Consolidated balance sheet

Consolidated balance sheet

Published: 14/1/2016

This group of tables covers the basic (aggregate) consolidated balance sheet of other monetary financial institutions and provides a detailed analysis of the relevant asset and liability items of the basic consolidated balance sheet of other monetary financial institutions. Data are based on regular reports by credit institutions and money market funds.

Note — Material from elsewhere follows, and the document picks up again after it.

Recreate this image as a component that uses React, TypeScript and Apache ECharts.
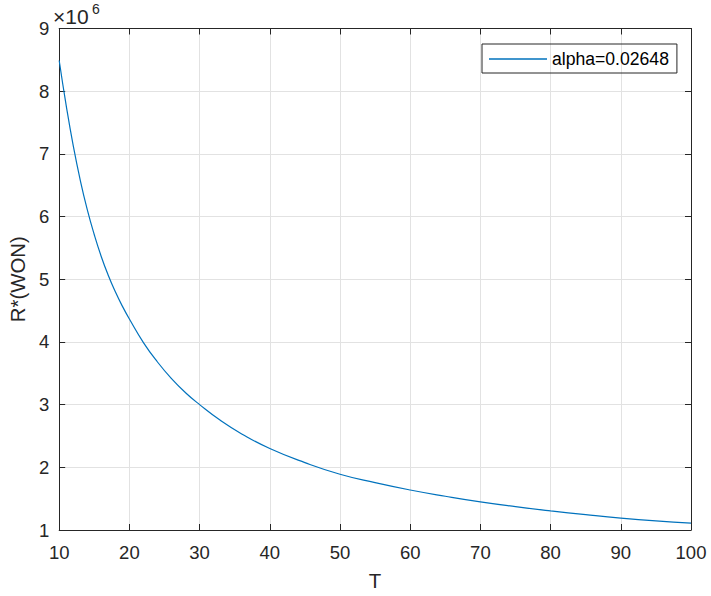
import React, { useEffect, useRef } from "react";
import * as echarts from "echarts";

// T (horizontal axis)
const tValues = [10, 11, 12, 13, 14, 15, 16, 17, 18, 19, 20, 22, 24, 26, 28, 30, 33, 36, 40, 45, 50, 55, 60, 65, 70, 75, 80, 85, 90, 95, 100];
// R*(WON) in units of 10^6
const rValues = [8.49, 7.77, 7.13, 6.58, 6.11, 5.71, 5.36, 5.06, 4.80, 4.57, 4.365, 3.99, 3.68, 3.415, 3.19, 3.00, 2.745, 2.533, 2.30, 2.075, 1.89, 1.755, 1.638, 1.538, 1.448, 1.372, 1.305, 1.245, 1.19, 1.145, 1.11];
const seriesName = "alpha=0.02648";
const xTicks = { min: 10, max: 100, interval: 10 };
const yTicks = { min: 1, max: 9, interval: 1 };

const FONT = "'Liberation Sans', Arial, Helvetica, sans-serif";
const INK = "#262626";

export default function App() {
  const ref = useRef<HTMLDivElement>(null);
  useEffect(() => {
    if (!ref.current) return;
    const chart = echarts.init(ref.current, undefined, { renderer: "svg" });
    const data = tValues.map((t, i) => [t, rValues[i]]);
    const axisCommon = {
      axisLine: { show: true, onZero: false, lineStyle: { color: INK, width: 1 } },
      axisTick: { show: true, inside: true, length: 6, lineStyle: { color: INK } },
    };
    chart.setOption({
      animation: false,
      backgroundColor: "#ffffff",
      textStyle: { fontFamily: FONT },
      grid: { left: 52.5, top: 28.5, right: 20, bottom: 62.5, containLabel: false },
      legend: {
        show: true,
        data: [seriesName],
        left: 482,
        top: 44,
        orient: "vertical",
        icon: "rect",
        borderColor: INK,
        borderWidth: 1,
        padding: [6, 8, 5, 7],
        itemWidth: 58,
        itemHeight: 1.5,
        textStyle: { fontSize: 17.6, color: "#000", fontFamily: FONT },
      },
      xAxis: [
        {
          type: "value",
          min: xTicks.min,
          max: xTicks.max,
          interval: xTicks.interval,
          position: "bottom",
          name: "T",
          nameLocation: "middle",
          nameGap: 41,
          nameTextStyle: { fontSize: 20.4, color: INK, fontFamily: FONT },
          axisLabel: { fontSize: 18.5, color: INK, margin: 13, fontFamily: FONT },
          splitLine: { show: true, lineStyle: { color: "#e2e2e2", width: 1 } },
          ...axisCommon,
        },
        {
          type: "value",
          min: xTicks.min,
          max: xTicks.max,
          interval: xTicks.interval,
          position: "top",
          axisLabel: { show: false },
          splitLine: { show: false },
          ...axisCommon,
        },
      ],
      yAxis: [
        {
          type: "value",
          min: yTicks.min,
          max: yTicks.max,
          interval: yTicks.interval,
          position: "left",
          name: "R*(WON)",
          nameLocation: "middle",
          nameGap: 28,
          nameTextStyle: { fontSize: 20.4, color: INK, fontFamily: FONT },
          axisLabel: { fontSize: 18.5, color: INK, margin: 10, fontFamily: FONT },
          splitLine: { show: true, lineStyle: { color: "#e2e2e2", width: 1 } },
          ...axisCommon,
        },
        {
          type: "value",
          min: yTicks.min,
          max: yTicks.max,
          interval: yTicks.interval,
          position: "right",
          axisLabel: { show: false },
          splitLine: { show: false },
          ...axisCommon,
        },
      ],
      graphic: [
        {
          type: "text",
          left: 53,
          top: 6,
          style: { text: "×10", fontSize: 21, fill: INK, fontFamily: FONT },
        },
        {
          type: "text",
          left: 92,
          top: 2,
          style: { text: "6", fontSize: 14, fill: INK, fontFamily: FONT },
        },
      ],
      series: [
        {
          name: seriesName,
          type: "line",
          xAxisIndex: 0,
          yAxisIndex: 0,
          data,
          smooth: true,
          symbol: "none",
          showSymbol: false,
          lineStyle: { color: "#0072BD", width: 1.2 },
          itemStyle: { color: "#0072BD" },
        },
      ],
    });
    return () => chart.dispose();
  }, []);
  return (
    <div
      ref={ref}
      style={{ position: "fixed", left: 0, top: 0, width: 711, height: 596, background: "#fff" }}
    />
  );
}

Metodologija - en - konsolidirana bilanca

Methodology

Published: 14/1/2016

TABLE B2 Number of other reporting monetary financial institutions and their classification by total assets

The table shows the total number of credit institutions and money market funds which report monthly to the CNB. Their operations are shown in the Consolidated balance sheet of other monetary financial institutions.
Up to February 2005, monetary statistics included institutions whose authorisations have been withdrawn, but which have not initiated winding-up proceedings. Up to November 2010, monetary statistics included institutions undergoing winding-up proceedings.
The table also shows the classification of reporting credit institutions and money market funds according to their total assets.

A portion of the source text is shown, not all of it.